[Saved data entries]
____
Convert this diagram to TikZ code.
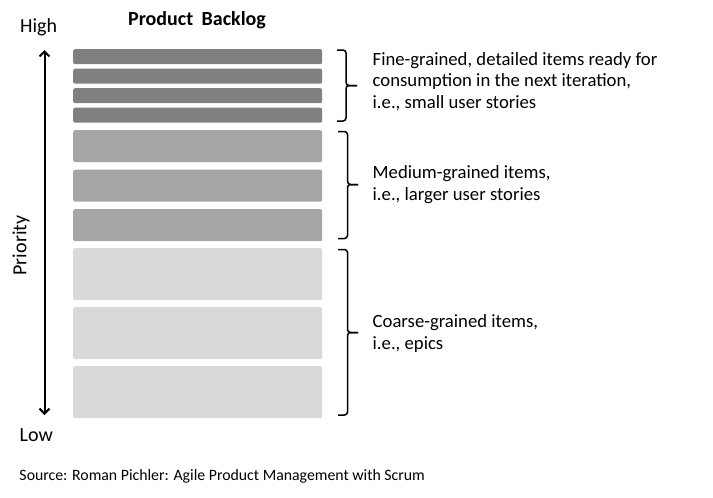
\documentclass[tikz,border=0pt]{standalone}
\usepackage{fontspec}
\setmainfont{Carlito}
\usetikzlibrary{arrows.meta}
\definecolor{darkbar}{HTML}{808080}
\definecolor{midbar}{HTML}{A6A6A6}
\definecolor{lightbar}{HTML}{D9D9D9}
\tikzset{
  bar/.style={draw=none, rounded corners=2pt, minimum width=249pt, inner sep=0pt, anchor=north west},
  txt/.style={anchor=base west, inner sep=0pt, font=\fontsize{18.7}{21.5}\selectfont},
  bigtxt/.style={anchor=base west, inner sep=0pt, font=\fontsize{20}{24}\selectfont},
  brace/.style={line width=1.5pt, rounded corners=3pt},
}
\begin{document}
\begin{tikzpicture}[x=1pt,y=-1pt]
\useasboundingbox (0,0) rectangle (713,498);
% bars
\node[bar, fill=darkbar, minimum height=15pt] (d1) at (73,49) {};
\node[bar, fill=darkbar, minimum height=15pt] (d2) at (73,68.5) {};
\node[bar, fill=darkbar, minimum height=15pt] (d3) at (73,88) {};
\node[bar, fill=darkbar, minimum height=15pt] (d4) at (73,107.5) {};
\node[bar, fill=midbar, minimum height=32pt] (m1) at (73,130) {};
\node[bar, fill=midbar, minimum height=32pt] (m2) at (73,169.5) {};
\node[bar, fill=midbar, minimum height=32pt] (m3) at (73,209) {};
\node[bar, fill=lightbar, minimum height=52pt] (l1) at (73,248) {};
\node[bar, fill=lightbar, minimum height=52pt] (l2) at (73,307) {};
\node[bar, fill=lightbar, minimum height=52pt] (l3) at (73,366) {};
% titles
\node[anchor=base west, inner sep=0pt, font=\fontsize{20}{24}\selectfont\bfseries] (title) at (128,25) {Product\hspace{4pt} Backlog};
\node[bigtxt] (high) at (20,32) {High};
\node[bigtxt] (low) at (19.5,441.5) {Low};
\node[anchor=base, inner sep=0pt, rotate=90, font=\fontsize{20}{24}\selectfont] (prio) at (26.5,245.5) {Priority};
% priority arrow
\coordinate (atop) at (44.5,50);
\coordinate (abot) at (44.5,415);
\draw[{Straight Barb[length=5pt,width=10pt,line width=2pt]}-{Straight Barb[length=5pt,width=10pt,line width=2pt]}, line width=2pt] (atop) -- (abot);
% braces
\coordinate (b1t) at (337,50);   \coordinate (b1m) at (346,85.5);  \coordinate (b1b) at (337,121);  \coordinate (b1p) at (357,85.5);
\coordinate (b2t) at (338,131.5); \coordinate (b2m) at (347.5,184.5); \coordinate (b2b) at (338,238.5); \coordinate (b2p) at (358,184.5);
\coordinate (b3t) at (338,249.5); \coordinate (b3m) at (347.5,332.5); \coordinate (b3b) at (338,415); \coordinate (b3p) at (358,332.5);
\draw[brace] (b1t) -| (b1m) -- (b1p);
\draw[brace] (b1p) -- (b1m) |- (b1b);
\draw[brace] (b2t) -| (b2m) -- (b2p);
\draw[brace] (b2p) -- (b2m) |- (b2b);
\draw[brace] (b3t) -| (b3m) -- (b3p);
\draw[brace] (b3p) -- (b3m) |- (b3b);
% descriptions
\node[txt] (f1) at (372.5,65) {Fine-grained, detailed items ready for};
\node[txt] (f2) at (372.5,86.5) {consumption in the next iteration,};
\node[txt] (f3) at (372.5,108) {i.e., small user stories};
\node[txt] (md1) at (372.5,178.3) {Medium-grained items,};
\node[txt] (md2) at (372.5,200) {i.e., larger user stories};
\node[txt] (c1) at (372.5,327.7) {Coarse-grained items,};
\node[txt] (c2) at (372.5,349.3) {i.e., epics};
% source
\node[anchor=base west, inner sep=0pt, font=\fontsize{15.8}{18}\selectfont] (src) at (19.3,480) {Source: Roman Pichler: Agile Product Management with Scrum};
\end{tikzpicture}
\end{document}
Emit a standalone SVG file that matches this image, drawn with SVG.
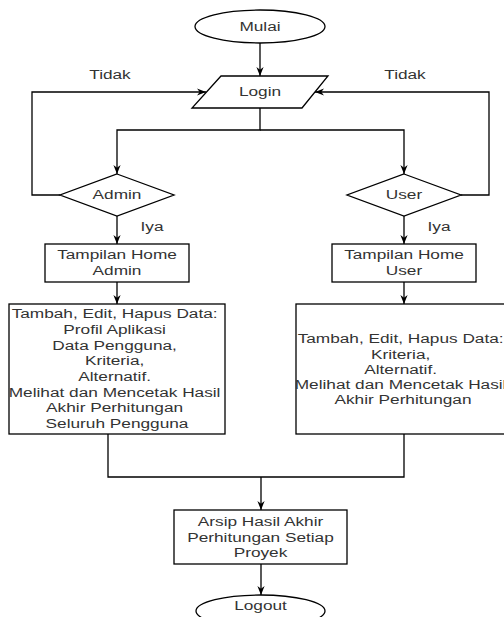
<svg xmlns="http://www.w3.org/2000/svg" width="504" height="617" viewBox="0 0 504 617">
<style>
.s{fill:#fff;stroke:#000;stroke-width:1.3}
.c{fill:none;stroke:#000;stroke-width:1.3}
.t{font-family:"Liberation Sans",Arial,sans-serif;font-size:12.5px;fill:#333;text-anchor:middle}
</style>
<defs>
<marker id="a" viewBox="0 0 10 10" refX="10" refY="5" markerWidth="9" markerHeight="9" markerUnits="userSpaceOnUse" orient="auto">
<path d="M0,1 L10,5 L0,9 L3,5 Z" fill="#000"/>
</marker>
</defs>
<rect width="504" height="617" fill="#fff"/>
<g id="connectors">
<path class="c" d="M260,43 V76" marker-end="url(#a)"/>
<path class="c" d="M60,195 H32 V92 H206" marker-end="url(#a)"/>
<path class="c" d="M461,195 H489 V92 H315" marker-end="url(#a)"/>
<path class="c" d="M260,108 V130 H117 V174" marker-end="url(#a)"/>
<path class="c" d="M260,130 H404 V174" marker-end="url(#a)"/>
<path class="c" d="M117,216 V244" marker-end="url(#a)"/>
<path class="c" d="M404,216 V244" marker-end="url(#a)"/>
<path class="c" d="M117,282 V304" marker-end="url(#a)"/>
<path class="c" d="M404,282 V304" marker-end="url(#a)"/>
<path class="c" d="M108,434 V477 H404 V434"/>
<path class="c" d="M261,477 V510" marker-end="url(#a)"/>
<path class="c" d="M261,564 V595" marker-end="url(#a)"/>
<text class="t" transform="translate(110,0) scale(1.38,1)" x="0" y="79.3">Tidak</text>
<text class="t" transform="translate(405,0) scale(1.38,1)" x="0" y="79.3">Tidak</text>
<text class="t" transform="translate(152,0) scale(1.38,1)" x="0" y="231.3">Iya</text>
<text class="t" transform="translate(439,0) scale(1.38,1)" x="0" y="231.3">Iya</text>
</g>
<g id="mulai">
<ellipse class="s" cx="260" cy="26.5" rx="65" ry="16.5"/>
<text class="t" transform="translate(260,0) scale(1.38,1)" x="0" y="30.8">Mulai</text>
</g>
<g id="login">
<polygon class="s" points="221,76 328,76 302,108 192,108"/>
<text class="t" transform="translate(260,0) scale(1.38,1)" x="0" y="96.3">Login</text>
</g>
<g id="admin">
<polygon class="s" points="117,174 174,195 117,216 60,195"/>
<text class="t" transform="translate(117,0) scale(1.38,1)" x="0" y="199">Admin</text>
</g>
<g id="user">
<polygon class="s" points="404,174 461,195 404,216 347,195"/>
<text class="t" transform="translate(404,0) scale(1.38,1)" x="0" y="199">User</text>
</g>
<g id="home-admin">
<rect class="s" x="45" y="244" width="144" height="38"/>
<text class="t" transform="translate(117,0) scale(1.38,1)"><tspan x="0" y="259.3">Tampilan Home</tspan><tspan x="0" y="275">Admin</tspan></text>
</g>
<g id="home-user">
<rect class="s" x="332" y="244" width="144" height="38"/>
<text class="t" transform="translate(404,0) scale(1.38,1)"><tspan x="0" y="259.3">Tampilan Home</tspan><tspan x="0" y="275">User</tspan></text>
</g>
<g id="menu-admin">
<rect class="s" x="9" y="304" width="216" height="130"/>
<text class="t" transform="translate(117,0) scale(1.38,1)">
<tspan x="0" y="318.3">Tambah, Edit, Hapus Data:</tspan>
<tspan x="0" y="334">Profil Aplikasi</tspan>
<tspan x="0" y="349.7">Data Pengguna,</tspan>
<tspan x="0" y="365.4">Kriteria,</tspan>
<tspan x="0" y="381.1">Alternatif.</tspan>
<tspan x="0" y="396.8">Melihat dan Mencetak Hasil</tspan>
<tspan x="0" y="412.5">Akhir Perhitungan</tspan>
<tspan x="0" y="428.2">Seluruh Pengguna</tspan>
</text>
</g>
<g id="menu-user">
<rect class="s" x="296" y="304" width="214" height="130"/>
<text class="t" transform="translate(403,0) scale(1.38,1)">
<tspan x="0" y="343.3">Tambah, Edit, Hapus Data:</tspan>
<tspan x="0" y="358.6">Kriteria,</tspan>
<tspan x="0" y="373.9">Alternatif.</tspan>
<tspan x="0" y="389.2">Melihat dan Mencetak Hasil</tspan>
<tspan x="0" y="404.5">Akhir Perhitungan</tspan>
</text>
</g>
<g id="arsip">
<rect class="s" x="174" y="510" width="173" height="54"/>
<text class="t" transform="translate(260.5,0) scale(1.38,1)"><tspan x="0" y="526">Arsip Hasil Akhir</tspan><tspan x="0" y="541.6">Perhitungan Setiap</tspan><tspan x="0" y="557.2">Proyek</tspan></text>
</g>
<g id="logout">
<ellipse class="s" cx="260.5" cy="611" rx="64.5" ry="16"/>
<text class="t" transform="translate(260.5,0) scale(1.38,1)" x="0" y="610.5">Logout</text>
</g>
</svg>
____
• [Task]:
Extract every line above containing the word "this".

• [Solved exercise]:
Convert this diagram to TikZ code.
Emit a standalone SVG file that matches this image, drawn with SVG.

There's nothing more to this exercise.